Malgré ce contexte politique et stratégique difficile, les données macroéconomiques de la zone euro et le moral des investisseurs ont remarquablement bien résisté depuis le début de l'année. Les données relatives à l'activité économique ont généralement surpris à la hausse, même si elles partaient d'un niveau peu élevé, grâce à l'assouplissement des conditions financières. L'enquête PMI composite (Indice des Directeurs d’Achats) de la zone euro a stagné en février, avec une amélioration plus importante que prévu de l'activité manufacturière compensée par un ralentissement de l'activité dans les services, toujours en territoire expansionniste. Entre-temps, les crédits Investment Grade et les actions européens ont surpassé leurs homologues américains, en partie en raison de l'assouplissement des conditions financières dans la région, mais aussi parce que les investisseurs commencent à remettre en question les attentes élevées de croissance américaine qui avaient été intégrées dans les valorisations des crédits et des actions américains.

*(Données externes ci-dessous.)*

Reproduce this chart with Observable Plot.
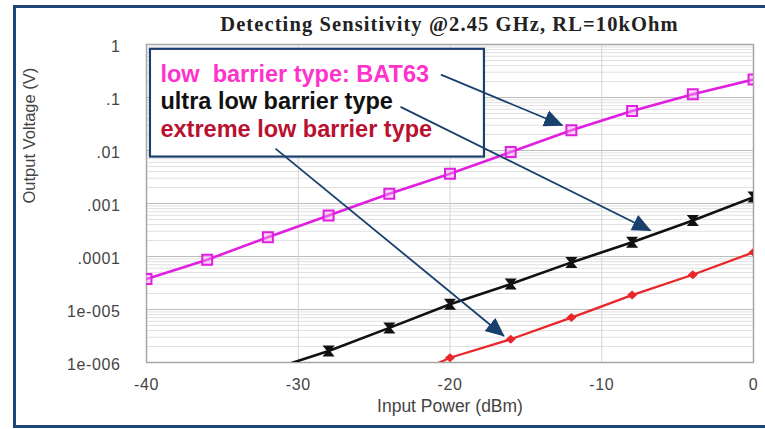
<!DOCTYPE html>
<html><head><meta charset="utf-8">
<script src="https://cdn.jsdelivr.net/npm/d3@7"></script>
<script src="https://cdn.jsdelivr.net/npm/@observablehq/plot@0.6"></script>
<style>
html,body{margin:0;padding:0;background:#fff;overflow:hidden;}
#wrap{position:relative;width:765px;height:429px;overflow:hidden;font-family:"Liberation Sans",Arial,sans-serif;}
#border{position:absolute;left:13px;top:5px;width:800px;height:417px;border:3px solid #1d4577;box-sizing:content-box;}
#chart{position:absolute;left:0;top:0;}
#title{position:absolute;left:146px;width:607px;top:13px;line-height:22px;text-align:center;font-weight:bold;font-size:20.5px;letter-spacing:1.1px;font-family:"Liberation Serif","Times New Roman",serif;color:#222;}
svg g[aria-label="y-axis tick label"] text, svg g[aria-label="x-axis tick label"] text {letter-spacing:0.6px;}
svg g[aria-label="axis-title"] text {letter-spacing:0.8px;}
</style></head>
<body><div id="wrap"><div id="border"></div><div id="chart"></div><div id="title">Detecting Sensitivity @2.45 GHz, RL=10kOhm</div></div>
<script>
// ---- data ----
const powerBAT63 = [-40, -36, -32, -28, -24, -20, -16, -12, -8, -4, 0];
const voltBAT63 = [3.76e-5, 8.7e-5, 2.30e-4, 5.93e-4, 1.53e-3, 3.65e-3, 9.35e-3, 0.0241, 0.0558, 0.1156, 0.219];
const powerUltra = [-32, -28, -24, -20, -16, -12, -8, -4, 0];
const voltUltra = [7e-7, 1.65e-6, 4.5e-6, 1.26e-5, 3.02e-5, 7.74e-5, 1.85e-4, 4.76e-4, 1.32e-3];
const powerExtreme = [-24, -20, -16, -12, -8, -4, 0];
const voltExtreme = [3.7e-7, 1.23e-6, 2.75e-6, 7.05e-6, 1.87e-5, 4.53e-5, 1.20e-4];
const seriesNames = ["low  barrier type: BAT63", "ultra low barrier type", "extreme low barrier type"];
const yTicks = [1, 0.1, 0.01, 0.001, 0.0001, 1e-5, 1e-6];
const yTickLabels = ["1", ".1", ".01", ".001", ".0001", "1e-005", "1e-006"];
const xTicks = [-40, -30, -20, -10, 0];
const xGrid = [-30, -20, -10];
const xTitle = "Input Power (dBm)";
const yTitle = "Output Voltage (V)";
// annotation (data coordinates)
const legendBox = [{x1: -39.74, x2: -17.73, y1: 0.811, y2: 0.00752}];
const legendTextX = [-39.08, -39.08, -39.08];
const legendTextY = [0.1977, 0.0601, 0.01798];
const arrowStartX = [-20.6, -23.26, -31.5];
const arrowStartY = [0.27, 0.0665, 0.01084];
const arrowEndX = [-12.6, -6.79, -16.45];
const arrowEndY = [0.0299, 3.09e-4, 3.17e-6];

const colors = {bat: "#e01fe0", ultra: "#111111", extreme: "#e8262b"};
const textColors = ["#ff33cc", "#111111", "#b81230"];

// minor log grid positions
const minorGrid = [];
for (let k = -6; k < 0; k++) for (let m = 2; m <= 9; m++) minorGrid.push(m * Math.pow(10, k));

const rows = (s, xs, ys) => xs.map((x, i) => ({series: s, power: x, volt: ys[i]}));
const dBAT = rows(seriesNames[0], powerBAT63, voltBAT63);
const dUltra = rows(seriesNames[1], powerUltra, voltUltra);
const dExt = rows(seriesNames[2], powerExtreme, voltExtreme);
const legendRows = seriesNames.map((t, i) => ({text: t, x: legendTextX[i], y: legendTextY[i]}));
const arrowRows = arrowStartX.map((x, i) => ({x1: x, y1: arrowStartY[i], x2: arrowEndX[i], y2: arrowEndY[i]}));

const hourglass = {draw(ctx, size) {
  const r = Math.sqrt(size / Math.PI);
  const w = r * 1.1, h = r, n = r * 0.3;
  ctx.moveTo(-w, -h); ctx.lineTo(w, -h); ctx.lineTo(n, 0); ctx.lineTo(w, h);
  ctx.lineTo(-w, h); ctx.lineTo(-n, 0); ctx.closePath();
}};
const diamond = {draw(ctx, size) {
  const r = Math.sqrt(size / Math.PI);
  ctx.moveTo(0, -r * 0.9); ctx.lineTo(r, 0); ctx.lineTo(0, r * 0.9); ctx.lineTo(-r, 0); ctx.closePath();
}};
function triangleMarker(color, context) {
  const doc = (context && context.document) || document;
  const m = doc.createElementNS("http://www.w3.org/2000/svg", "marker");
  m.setAttribute("viewBox", "-18 -9 20 18");
  m.setAttribute("markerWidth", "20");
  m.setAttribute("markerHeight", "18");
  m.setAttribute("markerUnits", "userSpaceOnUse");
  m.setAttribute("orient", "auto");
  const p = doc.createElementNS("http://www.w3.org/2000/svg", "path");
  p.setAttribute("d", "M-18,-8.5L1,0L-18,8.5Z");
  p.setAttribute("fill", color);
  p.setAttribute("stroke", "none");
  m.appendChild(p);
  return m;
}

const font = "'Liberation Sans', Arial, sans-serif";
const chart = Plot.plot({
  width: 765, height: 429,
  marginLeft: 146, marginRight: 12, marginTop: 44, marginBottom: 67,
  style: {background: "transparent", fontFamily: font},
  x: {domain: [-40, 0]},
  y: {type: "log", domain: [1e-6, 1]},
  marks: [
    Plot.ruleY(minorGrid, {stroke: "#e0e0e0", strokeWidth: 1}),
    Plot.ruleY(yTicks, {stroke: "#bdbdbd", strokeWidth: 1.2}),
    Plot.ruleX(xGrid, {stroke: "#d4d4d4", strokeWidth: 1}),
    Plot.frame({stroke: "#a6a6a6", strokeWidth: 1.5}),
    Plot.axisY({ticks: yTicks, tickFormat: (d) => yTickLabels[yTicks.indexOf(d)], tickSize: 0, tickPadding: 26, dy: 2,
      fontSize: 16, color: "#444", label: null}),
    Plot.axisX({ticks: xTicks, tickFormat: (d) => String(d), tickSize: 0, tickPadding: 16,
      fontSize: 16, color: "#444", label: null}),
    Plot.text([xTitle], {frameAnchor: "bottom", dy: 49, fontSize: 17.5, fill: "#444", ariaLabel: "axis-title"}),
    Plot.text([yTitle], {frameAnchor: "left", dx: -117, rotate: -90, fontSize: 16.5, fill: "#444", ariaLabel: "axis-title"}),
    Plot.line(dBAT, {x: "power", y: "volt", stroke: colors.bat, strokeWidth: 2.6, clip: true}),
    Plot.line(dUltra, {x: "power", y: "volt", stroke: colors.ultra, strokeWidth: 2.6, clip: true}),
    Plot.line(dExt, {x: "power", y: "volt", stroke: colors.extreme, strokeWidth: 2.3, clip: true}),
    Plot.dot(dBAT, {x: "power", y: "volt", symbol: "square", r: 5.6, stroke: colors.bat, strokeWidth: 2, fill: "#f7a6f3", fillOpacity: 0.45, clip: true}),
    Plot.dot(dUltra, {x: "power", y: "volt", symbol: hourglass, r: 5.5, fill: colors.ultra, stroke: "none", clip: true}),
    Plot.dot(dExt, {x: "power", y: "volt", symbol: diamond, r: 5, fill: colors.extreme, stroke: "none", clip: true}),
    Plot.rect(legendBox, {x1: "x1", x2: "x2", y1: "y1", y2: "y2", fill: "white", stroke: "#1d3f6e", strokeWidth: 2.2}),
    ...legendRows.map((r, i) => Plot.text([r], {x: "x", y: "y", text: "text", fill: textColors[i], textAnchor: "start",
      lineAnchor: "bottom", fontSize: 23.5, fontWeight: "bold", fontFamily: font})),
    Plot.link(arrowRows, {x1: "x1", y1: "y1", x2: "x2", y2: "y2", stroke: "#17406d", strokeWidth: 1.8, markerEnd: triangleMarker})
  ]
});
document.getElementById("chart").appendChild(chart);
</script>
</body></html>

Dans ce contexte, il convient de noter que le membre exécutif de la BCE, Isabel Schnabel, a émis des commentaires optimistes au cours des dernières semaines, favorisant une approche progressive pour la poursuite de l'action politique de la BCE. Néanmoins, il semble que cette opinion soit minoritaire au sein du conseil de la BCE, compte tenu des incertitudes qui pèsent sur la région. En attendant, l'amélioration de la dynamique de l'inflation, le ralentissement de la croissance des salaires (la croissance des salaires négociés dans la zone euro est revenue à 4,1% en glissement annuel au quatrième trimestre, contre 5,4% en glissement annuel au trimestre précédent) et le ralentissement du marché du travail, laissent la porte ouverte à la BCE pour ramener le taux de dépôt à 2% ou moins dans les mois à venir.
D'un point de vue stratégique, l'environnement macroéconomique et politique actuel en Europe favorise la pentification de la courbe des rendements allemands, que nous exprimons dans les portefeuilles.